By NICK GOSNELL
HUTCHINSON, Kan. — As Congress looks for ways to reduce prescription drug prices, it's important for voters in Kansas to ask those running to represent them what they will do to help.
"The problem with government stepping in and sort of arbitrarily imposing lower prices is, it feels good in the near term for products that already exist," said Phil Kerpen with American Commitment. "They become less expensive, but it completely destroys the economics of developing new cures."
It's not the cost of the second pill and beyond, it's the cost of the first pill that is the issue.
"That first pill, the first legally sold pill after you get all the FDA approvals, all the research has been done and all the regulatory compliance and so forth, the first pill costs $2.5 billion," Kerpen said. "The second pill costs $1. You can't say, we're going to set prices to what it costs you to make that second pill or tenth pill or millionth pill, because if you do that, you're not going to get another first pill."
As candidates come through running for the U.S. Senate seat being vacated by Pat Roberts, or to replace First District Congressman Roger Marshall, Kerpen believes Kansans should ask them some important questions.
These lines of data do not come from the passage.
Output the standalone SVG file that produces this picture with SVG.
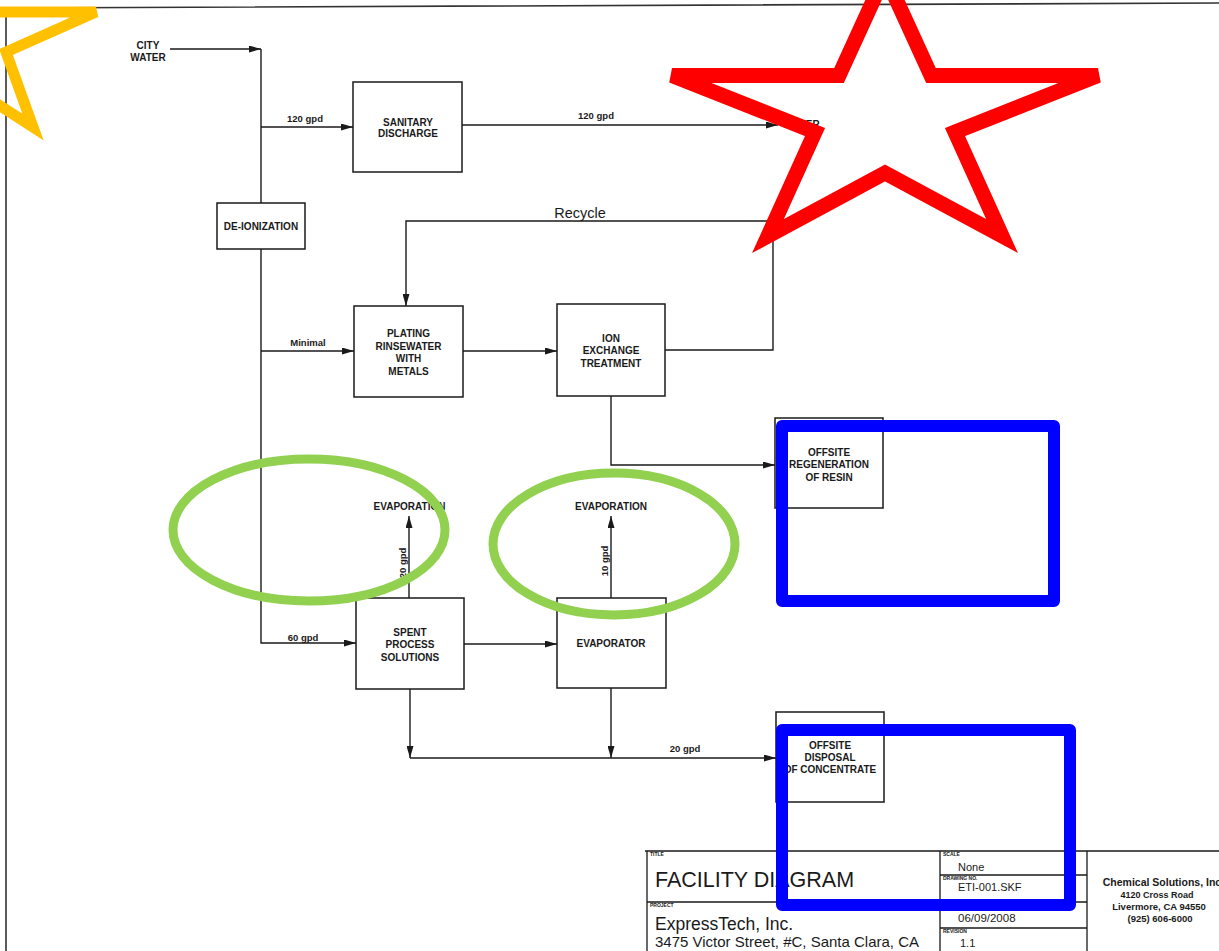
<svg xmlns="http://www.w3.org/2000/svg" width="1219" height="951" viewBox="0 0 1219 951">
<defs>
<marker id="ah" viewBox="0 0 12 7" refX="12" refY="3.5" markerWidth="12" markerHeight="7" markerUnits="userSpaceOnUse" orient="auto"><path d="M0,0 L12,3.5 L0,7 z" fill="#1a1a1a"/></marker>
<style>
.box{fill:#fff;stroke:#1a1a1a;stroke-width:1.5}
.ln{fill:none;stroke:#1a1a1a;stroke-width:1.4}
.t{font-family:"Liberation Sans",Arial,sans-serif;font-weight:bold;font-size:10px;fill:#1a1a1a;text-anchor:middle}
.s{font-family:"Liberation Sans",Arial,sans-serif;font-weight:bold;font-size:9.5px;fill:#1a1a1a;text-anchor:middle}
.r{font-family:"Liberation Sans",Arial,sans-serif;fill:#1a1a1a}
.tiny{font-family:"Liberation Sans",Arial,sans-serif;font-weight:bold;font-size:5px;fill:#1a1a1a}
.tb{fill:none;stroke:#1a1a1a;stroke-width:1.3}
</style>
</defs>
<rect width="1219" height="951" fill="#fff"/>
<!-- border -->
<path d="M6,8 V951 M6,8 L1219,3" fill="none" stroke="#333" stroke-width="1.6"/>

<g id="connectors">
<path class="ln" d="M170,49 H261" marker-end="url(#ah)"/>
<path class="ln" d="M261,49 V203"/>
<path class="ln" d="M261,127 H353" marker-end="url(#ah)"/>
<path class="ln" d="M462,125 H778" marker-end="url(#ah)"/>
<path class="ln" d="M261,249 V643 H356" marker-end="url(#ah)"/>
<path class="ln" d="M261,351 H354" marker-end="url(#ah)"/>
<path class="ln" d="M463,351 H557" marker-end="url(#ah)"/>
<path class="ln" d="M665,350 H773 V221 H406 V306" marker-end="url(#ah)"/>
<path class="ln" d="M611,396 V465 H775" marker-end="url(#ah)"/>
<path class="ln" d="M409,598 V516" marker-end="url(#ah)"/>
<path class="ln" d="M611,598 V516" marker-end="url(#ah)"/>
<path class="ln" d="M464,644 H557" marker-end="url(#ah)"/>
<path class="ln" d="M410,689 V758" marker-end="url(#ah)"/>
<path class="ln" d="M611,688 V758" marker-end="url(#ah)"/>
<path class="ln" d="M410,758 H776" marker-end="url(#ah)"/>
<text class="s" x="305" y="122">120 gpd</text>
<text class="s" x="596" y="119">120 gpd</text>
<text class="r" x="580" y="218" font-size="14.5" text-anchor="middle">Recycle</text>
<text class="s" x="308" y="346">Minimal</text>
<text class="s" x="303" y="641">60 gpd</text>
<text class="s" x="685" y="752">20 gpd</text>
<text class="s" x="608" y="561" transform="rotate(-90 608 561)">10 gpd</text>
<text class="s" x="406" y="563" transform="rotate(-90 406 563)">20 gpd</text>
</g>

<g id="city-water">
<text class="t" x="148" y="48.6">CITY</text>
<text class="t" x="148" y="60.6">WATER</text>
</g>
<g id="sewer">
<text class="t" x="783" y="128" style="text-anchor:start">SEWER</text>
</g>
<g id="deionization">
<rect class="box" x="217" y="203" width="88" height="46"/>
<text class="t" x="261" y="229.5">DE-IONIZATION</text>
</g>
<g id="sanitary">
<rect class="box" x="353" y="82" width="109" height="90"/>
<text class="t" x="408" y="125.5">SANITARY</text>
<text class="t" x="408" y="137">DISCHARGE</text>
</g>
<g id="plating">
<rect class="box" x="354" y="306" width="109" height="91"/>
<text class="t" x="408.5" y="337">PLATING</text>
<text class="t" x="408.5" y="349.5">RINSEWATER</text>
<text class="t" x="408.5" y="362">WITH</text>
<text class="t" x="408.5" y="374.5">METALS</text>
</g>
<g id="ion-exchange">
<rect class="box" x="557" y="304" width="108" height="92"/>
<text class="t" x="611" y="341.5">ION</text>
<text class="t" x="611" y="354">EXCHANGE</text>
<text class="t" x="611" y="366.5">TREATMENT</text>
</g>
<g id="offsite-regeneration">
<rect class="box" x="775" y="418" width="108" height="90"/>
<text class="t" x="829" y="455.5">OFFSITE</text>
<text class="t" x="829" y="468">REGENERATION</text>
<text class="t" x="829" y="480.5">OF RESIN</text>
</g>
<g id="evaporation-1">
<text class="t" x="409.5" y="509.5">EVAPORATION</text>
</g>
<g id="evaporation-2">
<text class="t" x="611" y="509.5">EVAPORATION</text>
</g>
<g id="spent">
<rect class="box" x="356" y="598" width="108" height="91"/>
<text class="t" x="410" y="635.5">SPENT</text>
<text class="t" x="410" y="648">PROCESS</text>
<text class="t" x="410" y="660.5">SOLUTIONS</text>
</g>
<g id="evaporator">
<rect class="box" x="557" y="598" width="109" height="90"/>
<text class="t" x="611" y="646.5">EVAPORATOR</text>
</g>
<g id="offsite-disposal">
<rect class="box" x="776" y="712" width="108" height="90"/>
<text class="t" x="830" y="748.5">OFFSITE</text>
<text class="t" x="830" y="760.5">DISPOSAL</text>
<text class="t" x="830" y="772.5">OF CONCENTRATE</text>
</g>

<g id="title-block">
<path class="tb" d="M645,851 H1219 M647,851 V951 M647,902 H940 M940,851 V951 M1087,851 V951 M940,875 H1087 M940,902 H1087 M940,928 H1087"/>
<text class="tiny" x="650" y="856">TITLE</text>
<text class="r" x="655" y="887" font-size="21.5">FACILITY DIAGRAM</text>
<text class="tiny" x="650" y="907">PROJECT</text>
<text class="r" x="655" y="929.5" font-size="17.5">ExpressTech, Inc.</text>
<text class="r" x="655" y="947" font-size="15">3475 Victor Street, #C, Santa Clara, CA</text>
<text class="tiny" x="943" y="855.5">SCALE</text>
<text class="r" x="958" y="871" font-size="11">None</text>
<text class="tiny" x="943" y="879.5">DRAWING NO.</text>
<text class="r" x="958" y="891" font-size="11">ETI-001.SKF</text>
<text class="tiny" x="943" y="906.5">DATE</text>
<text class="r" x="958" y="922" font-size="11.5">06/09/2008</text>
<text class="tiny" x="943" y="932.5">REVISION</text>
<text class="r" x="960" y="947" font-size="11">1.1</text>
<text class="t" x="1162" y="886" style="font-size:10.5px">Chemical Solutions, Inc</text>
<text class="t" x="1157" y="898" style="font-size:9px">4120 Cross Road</text>
<text class="t" x="1159" y="910" style="font-size:9.5px">Livermore, CA 94550</text>
<text class="t" x="1160" y="922" style="font-size:9.5px">(925) 606-6000</text>
</g>

<g id="annotations" fill="none">
<ellipse cx="309" cy="530" rx="136" ry="71" stroke="#92D050" stroke-width="9"/>
<ellipse cx="614" cy="544" rx="121" ry="71" stroke="#92D050" stroke-width="9"/>
<rect x="782" y="426" width="272" height="175" stroke="#0000FF" stroke-width="12" stroke-linejoin="round"/>
<rect x="782" y="730" width="288" height="175" stroke="#0000FF" stroke-width="12" stroke-linejoin="round"/>
<polygon points="885,-25 931,75.5 1098,75.5 955,132 1002,236 885,173 768,236 815,132 672,75.5 839,75.5" stroke="#FF0000" stroke-width="15"/>
<polygon points="96,12 6,52 33,127 -40,80 -150,140 -90,40 -170,-40 -80,-30 -40,-100 -40,12" stroke="#FFC000" stroke-width="11"/>
</g>
</svg>
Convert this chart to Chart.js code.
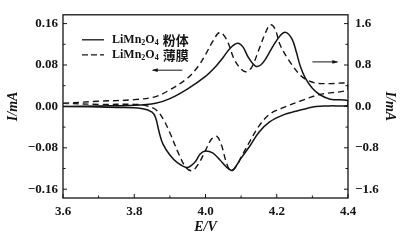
<!DOCTYPE html>
<html>
<head>
<meta charset="utf-8">
<script src="https://cdn.jsdelivr.net/npm/chart.js@4.4.0/dist/chart.umd.min.js"></script>
<style>
  html, body { margin: 0; padding: 0; background: #fff; }
</style>
</head>
<body>
<canvas id="cv" width="414" height="245"></canvas>
<script>
// CV curves, potential in V
// powder (solid line), left axis, mA
const powderUpV = [3.60, 3.70, 3.80, 3.86, 3.90, 3.95, 4.00, 4.03, 4.05, 4.07, 4.09, 4.105, 4.12, 4.14, 4.155, 4.17, 4.19, 4.21, 4.225, 4.243, 4.255, 4.265, 4.28, 4.30, 4.32, 4.35, 4.40]
const powderUpI = [0.000, 0.001, 0.002, 0.006, 0.015, 0.034, 0.058, 0.078, 0.095, 0.113, 0.122, 0.115, 0.095, 0.078, 0.080, 0.093, 0.117, 0.137, 0.143, 0.130, 0.105, 0.080, 0.055, 0.035, 0.023, 0.014, 0.011]
const powderDownV = [4.40, 4.35, 4.31, 4.25, 4.22, 4.18, 4.15, 4.125, 4.10, 4.085, 4.075, 4.06, 4.04, 4.02, 4.00, 3.985, 3.97, 3.948, 3.92, 3.90, 3.88, 3.87, 3.86, 3.85, 3.82, 3.75, 3.60]
const powderDownI = [0.002, 0.001, 0.000, -0.010, -0.016, -0.030, -0.050, -0.076, -0.100, -0.116, -0.124, -0.118, -0.103, -0.090, -0.086, -0.092, -0.108, -0.118, -0.108, -0.094, -0.072, -0.050, -0.022, -0.011, -0.004, -0.002, 0.000]

// film (dashed line), right axis
const filmUpV = [3.60, 3.70, 3.80, 3.86, 3.90, 3.95, 3.98, 4.00, 4.02, 4.04, 4.06, 4.08, 4.10, 4.115, 4.13, 4.15, 4.17, 4.182, 4.195, 4.21, 4.237, 4.265, 4.285, 4.31, 4.35, 4.40]
const filmUpI = [0.06, 0.10, 0.13, 0.19, 0.32, 0.55, 0.78, 1.00, 1.25, 1.43, 1.28, 0.92, 0.72, 0.67, 0.76, 1.10, 1.45, 1.58, 1.50, 1.18, 0.86, 0.61, 0.51, 0.45, 0.44, 0.44]
const filmDownV = [4.40, 4.32, 4.265, 4.22, 4.18, 4.15, 4.125, 4.10, 4.085, 4.07, 4.057, 4.045, 4.032, 4.017, 4.00, 3.983, 3.963, 3.945, 3.925, 3.90, 3.88, 3.86, 3.83, 3.80, 3.70, 3.60]
const filmDownI = [0.32, 0.23, 0.10, -0.02, -0.15, -0.38, -0.67, -0.98, -1.17, -1.24, -1.05, -0.75, -0.58, -0.63, -0.85, -1.08, -1.24, -1.18, -0.92, -0.51, -0.23, -0.06, 0.02, 0.04, 0.04, 0.06]

const seriesNames = ['粉体', '薄膜']

const xTicks = [3.6, 3.8, 4.0, 4.2, 4.4]
const xMinor = [3.7, 3.9, 4.1, 4.3]
const leftTicks = [-0.16, -0.08, 0, 0.08, 0.16]
const leftMinor = [-0.12, -0.04, 0.04, 0.12]
const rightTicks = [-1.6, -0.8, 0, 0.8, 1.6]
const rightMinor = [-1.2, -0.4, 0.4, 1.2]

// the two arrows telling which axis belongs to which curve
const arrowLeft = { from: [3.935, 0.070], to: [3.852, 0.070] }   // left axis units
const arrowRight = { from: [4.300, 0.86], to: [4.370, 0.86] }    // right axis units

const INK = '#141414'
const SERIF = "'Liberation Serif', 'Times New Roman', serif"

function loop(upV, upI, downV, downI) {
  let pts = upV.map((v, i) => ({ x: v, y: upI[i] }))
  return pts.concat(downV.map((v, i) => ({ x: v, y: downI[i] })))
}

function minus(s) {
  return s.replace('-', '\u2212')
}

function setTicks(major, minor) {
  return scale => {
    scale.ticks = major.concat(minor).sort((a, b) => a - b).map(v => ({ value: v }))
  }
}

function tickDraw(ctx, scale, values, len, side) {
  let a = scale.chart.chartArea
  for (let v of values) {
    let p = scale.getPixelForValue(v)
    ctx.beginPath()
    if (side === 'bottom') { ctx.moveTo(p, a.bottom); ctx.lineTo(p, a.bottom - len) }
    if (side === 'left') { ctx.moveTo(a.left, p); ctx.lineTo(a.left + len, p) }
    if (side === 'right') { ctx.moveTo(a.right, p); ctx.lineTo(a.right - len, p) }
    ctx.stroke()
  }
}

function arrow(ctx, xs, ys, arr) {
  let x1 = xs.getPixelForValue(arr.from[0]), y1 = ys.getPixelForValue(arr.from[1])
  let x2 = xs.getPixelForValue(arr.to[0]), y2 = ys.getPixelForValue(arr.to[1])
  let dir = Math.sign(x2 - x1)
  ctx.beginPath()
  ctx.moveTo(x1, y1)
  ctx.lineTo(x2, y2)
  ctx.stroke()
  ctx.beginPath()
  ctx.moveTo(x2 + dir * 1, y2)
  ctx.lineTo(x2 - dir * 5, y2 - 1.8)
  ctx.lineTo(x2 - dir * 5, y2 + 1.8)
  ctx.closePath()
  ctx.fill()
}

const framePlugin = {
  id: 'frame',
  afterDatasetsDraw(chart) {
    let { ctx, chartArea: a, scales } = chart
    ctx.save()
    ctx.strokeStyle = INK
    ctx.fillStyle = INK
    ctx.lineWidth = 1.3
    ctx.strokeRect(a.left, a.top, a.right - a.left, a.bottom - a.top)

    ctx.lineWidth = 1
    tickDraw(ctx, scales.x, xTicks, 4, 'bottom')
    tickDraw(ctx, scales.x, xMinor, 2.5, 'bottom')
    tickDraw(ctx, scales.yL, leftTicks, 4, 'left')
    tickDraw(ctx, scales.yL, leftMinor, 2.5, 'left')
    tickDraw(ctx, scales.yR, rightTicks, 4, 'right')
    tickDraw(ctx, scales.yR, rightMinor, 2.5, 'right')

    arrow(ctx, scales.x, scales.yL, arrowLeft)
    arrow(ctx, scales.x, scales.yR, arrowRight)

    // legend with subscripts, inside the plot at top left
    let x0 = a.left + 19, y0 = a.top + 25
    chart.data.datasets.forEach((ds, i) => {
      let y = y0 + i * 15
      ctx.lineWidth = 1.3
      ctx.setLineDash(ds.borderDash ? [6, 3] : [])
      ctx.beginPath()
      ctx.moveTo(x0, y)
      ctx.lineTo(x0 + 22, y)
      ctx.stroke()
      ctx.setLineDash([])

      let parts = [['LiMn', 0], ['2', 1], ['O', 0], ['4', 1]]
      let tx = x0 + 30
      ctx.textBaseline = 'middle'
      for (let [t, sub] of parts) {
        ctx.font = sub ? 'bold 8px ' + SERIF : 'bold 12px ' + SERIF
        ctx.fillText(t, tx, y + (sub ? 3 : 0))
        tx += ctx.measureText(t).width
      }
      ctx.font = "bold 13px 'Noto Sans CJK SC', sans-serif"
      ctx.fillText(seriesNames[i], tx + 4, y)
    })
    ctx.restore()
  }
}

const tickFont = { family: SERIF, size: 13, weight: 'bold' }
const titleFont = { family: SERIF, size: 14, style: 'italic', weight: 'bold' }

new Chart(document.getElementById('cv'), {
  type: 'scatter',
  data: {
    datasets: [
      {
        label: 'LiMn2O4 ' + seriesNames[0],
        data: loop(powderUpV, powderUpI, powderDownV, powderDownI),
        yAxisID: 'yL',
        showLine: true,
        borderColor: INK,
        borderWidth: 1.5,
        pointRadius: 0,
        tension: 0.35
      },
      {
        label: 'LiMn2O4 ' + seriesNames[1],
        data: loop(filmUpV, filmUpI, filmDownV, filmDownI),
        yAxisID: 'yR',
        showLine: true,
        borderColor: INK,
        borderWidth: 1.4,
        borderDash: [6, 4],
        pointRadius: 0,
        tension: 0.35
      }
    ]
  },
  options: {
    responsive: false,
    animation: false,
    layout: { padding: { top: 12, left: 0, right: 0, bottom: 0 } },
    plugins: { legend: { display: false }, tooltip: { enabled: false } },
    scales: {
      x: {
        type: 'linear',
        min: 3.6,
        max: 4.4,
        afterBuildTicks: setTicks(xTicks, xMinor),
        afterFit: s => { s.height = 47 },
        grid: { display: false, drawTicks: false },
        border: { display: false },
        ticks: {
          autoSkip: false,
          maxRotation: 0,
          padding: 6,
          color: INK,
          font: tickFont,
          callback: v => xTicks.includes(v) ? v.toFixed(1) : ''
        },
        title: { display: true, text: 'E/V', color: INK, font: titleFont, padding: { top: 0, bottom: 9 } }
      },
      yL: {
        position: 'left',
        min: -0.177,
        max: 0.177,
        afterBuildTicks: setTicks(leftTicks, leftMinor),
        afterFit: s => { s.width = 63 },
        grid: { display: false, drawTicks: false },
        border: { display: false },
        ticks: {
          autoSkip: false,
          padding: 5,
          color: INK,
          font: tickFont,
          callback: v => leftTicks.includes(v) ? minus(v.toFixed(2)) : ''
        },
        title: { display: true, text: 'I/mA', color: INK, font: titleFont, padding: { top: 5, bottom: 0 } }
      },
      yR: {
        position: 'right',
        min: -1.77,
        max: 1.77,
        afterBuildTicks: setTicks(rightTicks, rightMinor),
        afterFit: s => { s.width = 66 },
        grid: { display: false, drawTicks: false },
        border: { display: false },
        ticks: {
          autoSkip: false,
          padding: 7,
          color: INK,
          font: tickFont,
          callback: v => rightTicks.includes(v) ? minus(v.toFixed(1)) : ''
        },
        title: { display: true, text: 'I/mA', color: INK, font: titleFont, padding: { top: 16, bottom: 0 } }
      }
    }
  },
  plugins: [framePlugin]
})
</script>
</body>
</html>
"I think we need to ask them what the strategy is to get something meaningful done to lower drug prices that does not undermine the incentive for research and development in bringing new cures to market," Kerpen said. "If you guys don't deliver something, as Republicans, we're going to end up with the worst possible outcome here, which is the Nancy Pelosi bill, because people are not going to tolerate prices being where they are."
Prescription drug prices have been a big issue in many Congressional races across the country and it's one of the areas where there is consensus between both parties that a solution is needed.